— start of Data lines —
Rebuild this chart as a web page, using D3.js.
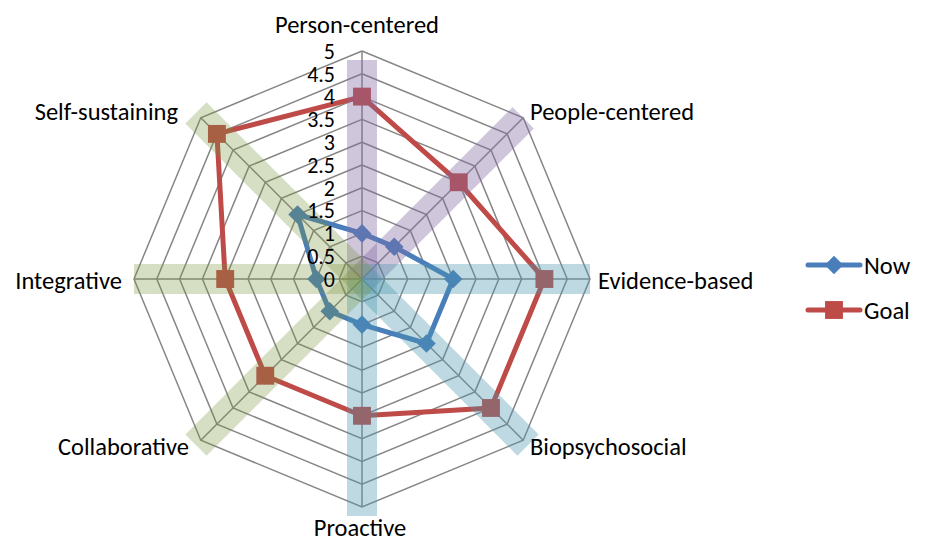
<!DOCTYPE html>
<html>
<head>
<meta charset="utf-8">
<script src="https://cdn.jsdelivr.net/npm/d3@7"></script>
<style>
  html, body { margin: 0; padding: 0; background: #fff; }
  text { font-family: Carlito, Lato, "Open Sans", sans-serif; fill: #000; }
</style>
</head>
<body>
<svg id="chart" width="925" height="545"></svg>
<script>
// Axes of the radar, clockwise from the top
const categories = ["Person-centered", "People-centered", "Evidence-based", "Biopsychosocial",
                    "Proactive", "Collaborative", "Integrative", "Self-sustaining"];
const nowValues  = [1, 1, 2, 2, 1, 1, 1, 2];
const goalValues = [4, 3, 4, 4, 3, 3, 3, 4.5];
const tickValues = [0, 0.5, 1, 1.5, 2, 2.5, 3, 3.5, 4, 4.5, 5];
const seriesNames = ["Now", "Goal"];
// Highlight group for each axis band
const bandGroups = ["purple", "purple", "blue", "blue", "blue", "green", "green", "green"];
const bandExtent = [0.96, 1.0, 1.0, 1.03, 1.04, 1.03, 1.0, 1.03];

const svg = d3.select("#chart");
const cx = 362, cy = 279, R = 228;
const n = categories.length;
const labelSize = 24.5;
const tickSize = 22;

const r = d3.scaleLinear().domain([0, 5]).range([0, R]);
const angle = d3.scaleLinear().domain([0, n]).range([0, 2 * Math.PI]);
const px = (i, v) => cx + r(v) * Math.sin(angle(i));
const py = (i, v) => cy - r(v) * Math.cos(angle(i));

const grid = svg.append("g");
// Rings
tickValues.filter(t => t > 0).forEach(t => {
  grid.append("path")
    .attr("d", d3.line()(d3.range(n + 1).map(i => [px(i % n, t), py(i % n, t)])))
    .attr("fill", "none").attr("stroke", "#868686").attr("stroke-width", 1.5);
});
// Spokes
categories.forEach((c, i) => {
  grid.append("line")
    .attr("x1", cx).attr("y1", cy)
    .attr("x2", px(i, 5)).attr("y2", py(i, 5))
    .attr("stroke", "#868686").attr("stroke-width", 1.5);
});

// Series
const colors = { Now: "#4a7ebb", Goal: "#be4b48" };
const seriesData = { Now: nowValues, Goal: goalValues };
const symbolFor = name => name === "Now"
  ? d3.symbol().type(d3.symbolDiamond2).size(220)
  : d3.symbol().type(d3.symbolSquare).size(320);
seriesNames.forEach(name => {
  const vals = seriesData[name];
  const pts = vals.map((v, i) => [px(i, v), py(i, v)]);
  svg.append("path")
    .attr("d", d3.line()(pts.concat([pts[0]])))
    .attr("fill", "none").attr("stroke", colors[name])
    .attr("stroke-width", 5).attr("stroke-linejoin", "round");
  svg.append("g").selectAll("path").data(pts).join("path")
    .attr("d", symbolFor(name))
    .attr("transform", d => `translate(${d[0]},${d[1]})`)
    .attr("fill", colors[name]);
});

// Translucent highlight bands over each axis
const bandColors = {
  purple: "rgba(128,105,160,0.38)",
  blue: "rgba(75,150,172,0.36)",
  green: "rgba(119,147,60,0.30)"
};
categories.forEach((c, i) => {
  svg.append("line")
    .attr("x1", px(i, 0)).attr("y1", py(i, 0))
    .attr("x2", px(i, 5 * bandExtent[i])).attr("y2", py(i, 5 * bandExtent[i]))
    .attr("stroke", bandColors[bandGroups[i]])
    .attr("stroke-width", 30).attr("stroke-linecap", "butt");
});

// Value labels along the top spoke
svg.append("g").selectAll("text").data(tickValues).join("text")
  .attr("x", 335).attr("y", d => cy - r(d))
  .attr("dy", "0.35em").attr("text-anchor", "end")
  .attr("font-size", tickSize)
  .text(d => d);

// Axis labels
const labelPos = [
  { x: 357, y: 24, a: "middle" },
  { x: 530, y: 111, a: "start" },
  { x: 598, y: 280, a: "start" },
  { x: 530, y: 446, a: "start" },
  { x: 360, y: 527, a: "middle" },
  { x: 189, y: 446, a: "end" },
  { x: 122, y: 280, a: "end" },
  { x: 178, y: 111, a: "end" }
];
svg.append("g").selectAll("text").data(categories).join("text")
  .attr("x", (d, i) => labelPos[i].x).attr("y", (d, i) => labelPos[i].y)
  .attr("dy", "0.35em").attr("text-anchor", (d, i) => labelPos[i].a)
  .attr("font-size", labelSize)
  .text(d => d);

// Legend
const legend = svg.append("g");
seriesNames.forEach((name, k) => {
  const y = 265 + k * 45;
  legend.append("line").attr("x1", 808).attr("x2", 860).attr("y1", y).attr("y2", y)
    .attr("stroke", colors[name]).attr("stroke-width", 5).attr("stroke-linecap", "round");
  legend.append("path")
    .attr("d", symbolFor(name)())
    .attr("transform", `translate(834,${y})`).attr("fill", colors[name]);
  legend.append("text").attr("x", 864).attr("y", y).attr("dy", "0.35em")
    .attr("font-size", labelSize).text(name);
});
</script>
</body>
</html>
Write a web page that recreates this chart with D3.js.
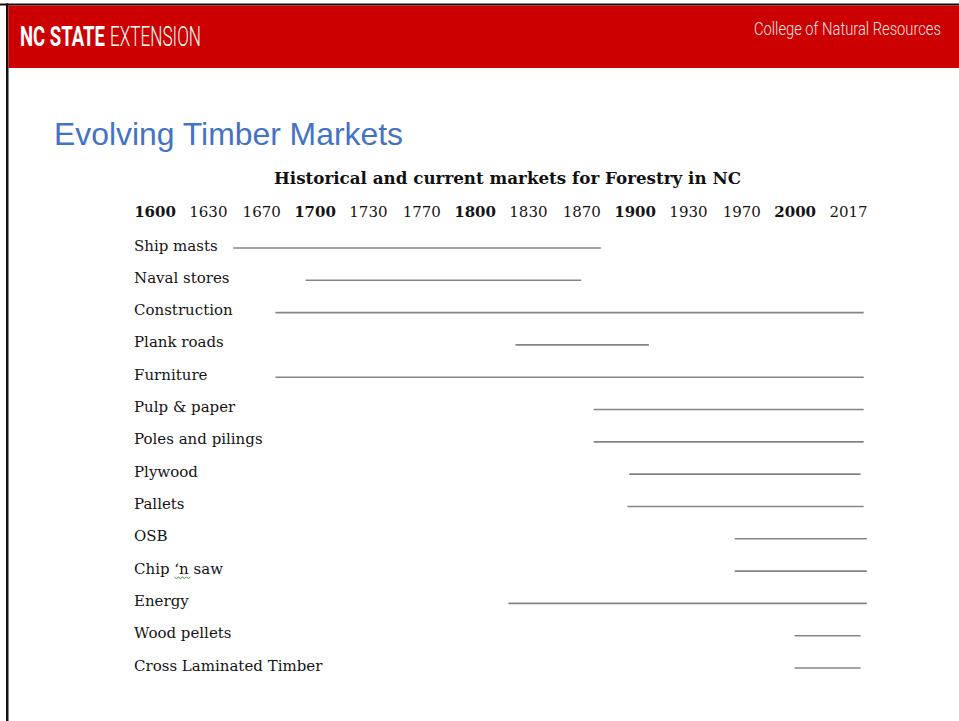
— end of Data lines —
• [What to work on]
The records above are to be restated exactly, without their pictures.

• [The response]
Rebuild this chart as a web page, using D3.js.
<!DOCTYPE html>
<html>
<head>
<meta charset="utf-8">
<script src="https://cdn.jsdelivr.net/npm/d3@7"></script>
<style>
  html, body { margin: 0; padding: 0; background: #fff; }
  text { font-family: Carlito, Lato, "Open Sans", sans-serif; fill: #000; }
</style>
</head>
<body>
<svg id="chart" width="925" height="545"></svg>
<script>
// Axes of the radar, clockwise from the top
const categories = ["Person-centered", "People-centered", "Evidence-based", "Biopsychosocial",
                    "Proactive", "Collaborative", "Integrative", "Self-sustaining"];
const nowValues  = [1, 1, 2, 2, 1, 1, 1, 2];
const goalValues = [4, 3, 4, 4, 3, 3, 3, 4.5];
const tickValues = [0, 0.5, 1, 1.5, 2, 2.5, 3, 3.5, 4, 4.5, 5];
const seriesNames = ["Now", "Goal"];
// Highlight group for each axis band
const bandGroups = ["purple", "purple", "blue", "blue", "blue", "green", "green", "green"];
const bandExtent = [0.96, 1.0, 1.0, 1.03, 1.04, 1.03, 1.0, 1.03];

const svg = d3.select("#chart");
const cx = 362, cy = 279, R = 228;
const n = categories.length;
const labelSize = 24.5;
const tickSize = 22;

const r = d3.scaleLinear().domain([0, 5]).range([0, R]);
const angle = d3.scaleLinear().domain([0, n]).range([0, 2 * Math.PI]);
const px = (i, v) => cx + r(v) * Math.sin(angle(i));
const py = (i, v) => cy - r(v) * Math.cos(angle(i));

const grid = svg.append("g");
// Rings
tickValues.filter(t => t > 0).forEach(t => {
  grid.append("path")
    .attr("d", d3.line()(d3.range(n + 1).map(i => [px(i % n, t), py(i % n, t)])))
    .attr("fill", "none").attr("stroke", "#868686").attr("stroke-width", 1.5);
});
// Spokes
categories.forEach((c, i) => {
  grid.append("line")
    .attr("x1", cx).attr("y1", cy)
    .attr("x2", px(i, 5)).attr("y2", py(i, 5))
    .attr("stroke", "#868686").attr("stroke-width", 1.5);
});

// Series
const colors = { Now: "#4a7ebb", Goal: "#be4b48" };
const seriesData = { Now: nowValues, Goal: goalValues };
const symbolFor = name => name === "Now"
  ? d3.symbol().type(d3.symbolDiamond2).size(220)
  : d3.symbol().type(d3.symbolSquare).size(320);
seriesNames.forEach(name => {
  const vals = seriesData[name];
  const pts = vals.map((v, i) => [px(i, v), py(i, v)]);
  svg.append("path")
    .attr("d", d3.line()(pts.concat([pts[0]])))
    .attr("fill", "none").attr("stroke", colors[name])
    .attr("stroke-width", 5).attr("stroke-linejoin", "round");
  svg.append("g").selectAll("path").data(pts).join("path")
    .attr("d", symbolFor(name))
    .attr("transform", d => `translate(${d[0]},${d[1]})`)
    .attr("fill", colors[name]);
});

// Translucent highlight bands over each axis
const bandColors = {
  purple: "rgba(128,105,160,0.38)",
  blue: "rgba(75,150,172,0.36)",
  green: "rgba(119,147,60,0.30)"
};
categories.forEach((c, i) => {
  svg.append("line")
    .attr("x1", px(i, 0)).attr("y1", py(i, 0))
    .attr("x2", px(i, 5 * bandExtent[i])).attr("y2", py(i, 5 * bandExtent[i]))
    .attr("stroke", bandColors[bandGroups[i]])
    .attr("stroke-width", 30).attr("stroke-linecap", "butt");
});

// Value labels along the top spoke
svg.append("g").selectAll("text").data(tickValues).join("text")
  .attr("x", 335).attr("y", d => cy - r(d))
  .attr("dy", "0.35em").attr("text-anchor", "end")
  .attr("font-size", tickSize)
  .text(d => d);

// Axis labels
const labelPos = [
  { x: 357, y: 24, a: "middle" },
  { x: 530, y: 111, a: "start" },
  { x: 598, y: 280, a: "start" },
  { x: 530, y: 446, a: "start" },
  { x: 360, y: 527, a: "middle" },
  { x: 189, y: 446, a: "end" },
  { x: 122, y: 280, a: "end" },
  { x: 178, y: 111, a: "end" }
];
svg.append("g").selectAll("text").data(categories).join("text")
  .attr("x", (d, i) => labelPos[i].x).attr("y", (d, i) => labelPos[i].y)
  .attr("dy", "0.35em").attr("text-anchor", (d, i) => labelPos[i].a)
  .attr("font-size", labelSize)
  .text(d => d);

// Legend
const legend = svg.append("g");
seriesNames.forEach((name, k) => {
  const y = 265 + k * 45;
  legend.append("line").attr("x1", 808).attr("x2", 860).attr("y1", y).attr("y2", y)
    .attr("stroke", colors[name]).attr("stroke-width", 5).attr("stroke-linecap", "round");
  legend.append("path")
    .attr("d", symbolFor(name)())
    .attr("transform", `translate(834,${y})`).attr("fill", colors[name]);
  legend.append("text").attr("x", 864).attr("y", y).attr("dy", "0.35em")
    .attr("font-size", labelSize).text(name);
});
</script>
</body>
</html>
Write a web page that recreates this chart with D3.js.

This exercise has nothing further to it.